Bug#1094386: openldap FTCBFS: uses the build architecture compiler

Ryan Tandy ryan at nardis.ca
Wed Feb 12 06:22:03 GMT 2025


Helmut, thank you very much for taking the time to explain. This was all 
very valuable context.

On Fri, Jan 31, 2025 at 10:47:23AM +0100, Helmut Grohne wrote:
>I considered pushing the results into debian/rules, but was
>unconvinced that it would be reasonable to ask maintainers to spend
>effort on maintaining these results. If you are happy to do so, sure, go
>ahead.

It's worthwhile for me personally, if I can have successful cross builds 
in salsa-ci and crossqa.debian.net without too much effort. Salsa-ci in 
particular would help me catch these FTCBFS issues before uploading.

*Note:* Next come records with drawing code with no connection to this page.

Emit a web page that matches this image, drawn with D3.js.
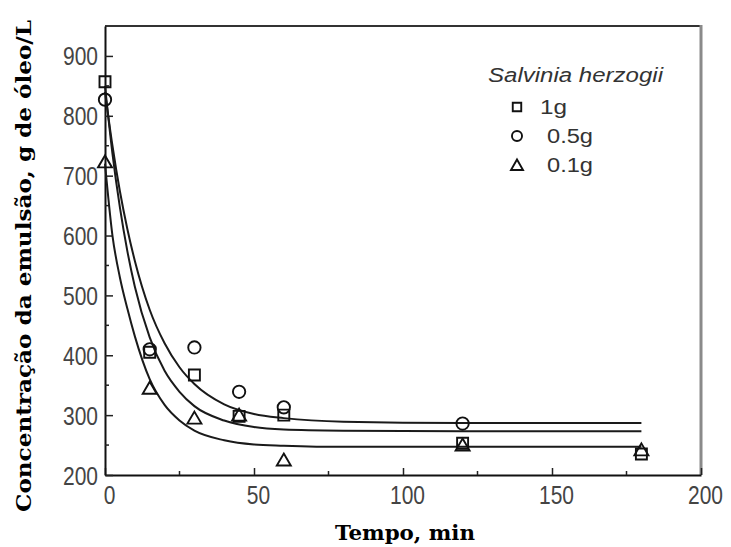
<!DOCTYPE html>
<html>
<head>
<meta charset="utf-8">
<script src="https://cdn.jsdelivr.net/npm/d3@7"></script>
<style>
  html, body { margin: 0; padding: 0; background: #fff; }
  svg { display: block; }
</style>
</head>
<body>
<svg id="chart" width="731" height="547"></svg>
<script>
// Measured emulsion concentration (g óleo/L) vs time (min)
const timeSq = [0, 15, 30, 45, 60, 120, 180];
const conc1g = [857, 405, 367, 298, 300, 253, 235];

const timeCirc = [0, 15, 30, 45, 60, 120];
const conc05g = [827, 410, 413, 339, 313, 286];

const timeTri = [0, 15, 30, 45, 60, 120, 180];
const conc01g = [723, 345, 295, 300, 225, 250, 242];

// Fitted decay curves
const fitTime = [0, 2.5, 5, 7.5, 10, 15, 20, 25, 30, 40, 50, 60, 80, 120, 180];
const fit1g  = [850, 737, 647, 574, 515, 430, 374, 339, 315, 291, 280, 276, 274, 273, 273];
const fit05g = [840, 750, 674, 611, 558, 476, 420, 380, 352, 318, 302, 295, 289, 287, 287];
const fit01g = [720, 600, 530, 478, 432, 360, 317, 291, 274, 258, 251, 249, 247, 247, 247];

const xTicks = [0, 50, 100, 150, 200];
const yTicks = [200, 300, 400, 500, 600, 700, 800, 900];
const legendTitle = "Salvinia herzogii";
const legendLabels = ["1g", "0.5g", "0.1g"];

const svg = d3.select("#chart");
const x = d3.scaleLinear().domain([0, 200]).range([105, 701]);
const y = d3.scaleLinear().domain([200, 950]).range([475, 26]);

const labelColor = "#444";

// Frame
svg.append("line").attr("x1", x(0)).attr("x2", x(200)).attr("y1", y(950)).attr("y2", y(950))
  .attr("stroke", "#333").attr("stroke-width", 2);
svg.append("line").attr("x1", x(200)).attr("x2", x(200)).attr("y1", y(950) - 1).attr("y2", y(200))
  .attr("stroke", "#8a8a8a").attr("stroke-width", 3);

// Axes with inward ticks
const xAxis = d3.axisBottom(x).tickValues(xTicks).tickSizeInner(-7).tickSizeOuter(0).tickFormat(d3.format("d"));
const gx = svg.append("g").attr("transform", `translate(0,${y(200)})`).call(xAxis);
gx.select(".domain").attr("stroke", "#111").attr("stroke-width", 2);
gx.selectAll(".tick line").attr("stroke", "#222").attr("stroke-width", 1.5);
gx.selectAll(".tick text").remove();
gx.selectAll(".tick").append("text")
  .attr("transform", "translate(4,29) scale(0.84,1)")
  .attr("text-anchor", "middle")
  .attr("fill", labelColor)
  .style("font-family", "'Liberation Sans', Arial, sans-serif")
  .style("font-size", "25px")
  .text(d => d);

const yAxis = d3.axisLeft(y).tickValues(yTicks).tickSizeInner(-8).tickSizeOuter(0).tickFormat(d3.format("d"));
const gy = svg.append("g").attr("transform", `translate(${x(0)},0)`).call(yAxis);
gy.select(".domain").attr("stroke", "#111").attr("stroke-width", 2);
gy.selectAll(".tick line").attr("stroke", "#222").attr("stroke-width", 1.5);
gy.selectAll(".tick text").remove();
gy.selectAll(".tick").append("text")
  .attr("transform", "translate(-7,9) scale(0.84,1)")
  .attr("text-anchor", "end")
  .attr("fill", labelColor)
  .style("font-family", "'Liberation Sans', Arial, sans-serif")
  .style("font-size", "25px")
  .text(d => d);

// Minor ticks
const xMinor = [25, 75, 125, 175];
svg.append("g").selectAll("line").data(xMinor).join("line")
  .attr("x1", d => x(d)).attr("x2", d => x(d))
  .attr("y1", y(200)).attr("y2", y(200) - 4)
  .attr("stroke", "#222").attr("stroke-width", 1.5);
const yMinor = [250, 350, 450, 550, 650, 750, 850];
svg.append("g").selectAll("line").data(yMinor).join("line")
  .attr("x1", x(0)).attr("x2", x(0) + 4)
  .attr("y1", d => y(d)).attr("y2", d => y(d))
  .attr("stroke", "#222").attr("stroke-width", 1.5);

// Fitted curves
const line = d3.line().x(d => x(d[0])).y(d => y(d[1])).curve(d3.curveMonotoneX);
[fit05g, fit1g, fit01g].forEach(series => {
  svg.append("path")
    .datum(fitTime.map((t, i) => [t, series[i]]))
    .attr("d", line)
    .attr("fill", "none")
    .attr("stroke", "#1a1a1a")
    .attr("stroke-width", 2);
});

// Marker shapes
const squarePath = d3.symbol().type(d3.symbolSquare).size(121)();
const circlePath = d3.symbol().type(d3.symbolCircle).size(120)();
const trianglePath = "M0,-6.5L7,5.5L-7,5.5Z";

function drawMarkers(ts, vs, path) {
  svg.append("g").selectAll("path").data(ts.map((t, i) => [t, vs[i]])).join("path")
    .attr("d", path)
    .attr("transform", d => `translate(${x(d[0])},${y(d[1])})`)
    .attr("fill", "none")
    .attr("stroke", "#111")
    .attr("stroke-width", 1.9);
}
drawMarkers(timeSq, conc1g, squarePath);
drawMarkers(timeCirc, conc05g, circlePath);
drawMarkers(timeTri, conc01g, trianglePath);

// Legend
const legend = svg.append("g");
legend.append("text")
  .attr("x", 488).attr("y", 82)
  .attr("fill", "#333")
  .attr("textLength", 175).attr("lengthAdjust", "spacingAndGlyphs")
  .style("font-family", "'Liberation Sans', Arial, sans-serif")
  .style("font-size", "20px").style("font-style", "italic")
  .text(legendTitle);
const legendShapes = [d3.symbol().type(d3.symbolSquare).size(72)(), d3.symbol().type(d3.symbolCircle).size(80)(), "M0,-5.5L6,5L-6,5Z"];
const legendY = [107, 136, 165];
const legendTextX = [540, 547, 547];
const legendTextLen = [27, 46, 46];
legendLabels.forEach((lab, i) => {
  legend.append("path")
    .attr("d", legendShapes[i])
    .attr("transform", `translate(517,${legendY[i]})`)
    .attr("fill", "none").attr("stroke", "#111").attr("stroke-width", 1.9);
  legend.append("text")
    .attr("x", legendTextX[i]).attr("y", legendY[i] + 7)
    .attr("fill", "#333")
    .attr("textLength", legendTextLen[i]).attr("lengthAdjust", "spacingAndGlyphs")
    .style("font-family", "'Liberation Sans', Arial, sans-serif")
    .style("font-size", "20px")
    .text(lab);
});

// Axis titles
svg.append("text")
  .attr("x", 405).attr("y", 540)
  .attr("text-anchor", "middle")
  .attr("fill", "#000")
  .attr("textLength", 140).attr("lengthAdjust", "spacingAndGlyphs")
  .style("font-family", "'DejaVu Serif', serif")
  .style("font-weight", "bold")
  .style("font-size", "20px")
  .text("Tempo, min");

svg.append("text")
  .attr("transform", "translate(31,266) rotate(-90)")
  .attr("text-anchor", "middle")
  .attr("fill", "#000")
  .attr("textLength", 492).attr("lengthAdjust", "spacingAndGlyphs")
  .style("font-family", "'DejaVu Serif', serif")
  .style("font-weight", "bold")
  .style("font-size", "21px")
  .text("Concentração da emulsão, g de óleo/L");
</script>
</body>
</html>
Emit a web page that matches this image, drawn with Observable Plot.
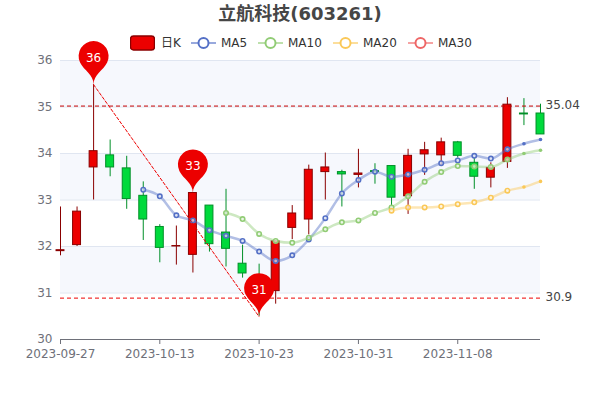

>ifneq ($(filter cross,$(DEB_BUILD_PROFILES)),)
>  ifeq ($(DEB_HOST_ARCH_OS)-$(DEB_HOST_ARCH_LIBC),linux-gnu)
>    CONFIG += --with-yielding-select=yes
>  endif
>  ifeq ($(DEB_HOST_ARCH_LIBC),gnu)
>    CONFIG += ac_cv_func_memcmp_working
>  endif
>endif

So I rabbit-holed on this a bit, and concluded that for these specific 
checks in this specific package, I think it's better without the added 
conditions.

For ac_cv_func_memcmp_working, its documentation says: "This macro is 
obsolescent, as current systems have a working memcmp. New programs need 
not use this macro." Also, OpenLDAP actually FTBFS if the answer is no: 
https://bugs.openldap.org/show_bug.cgi?id=9228 (WONTFIX). Therefore, for 
any system where OpenLDAP can be built natively, the answer must be yes.

ol_cv_pthread_select_yields is kind of fascinating (to me): it's about 
early, pure userspace threading implementations, where blocking syscalls 
would block the entire process: https://danluu.com/threads-faq/#Q164. 
But as far as I can tell, thread-blocking is required by POSIX since 
(AFAICT) POSIX.1c-1995 and process-blocking is historic.

For both of these checks, my evaluation is that they are extremely 
unlikely to answer "no" on any current or future system; and that 
requiring future ports to opt-in is far more likely to just add friction 
than to truly detect a broken system.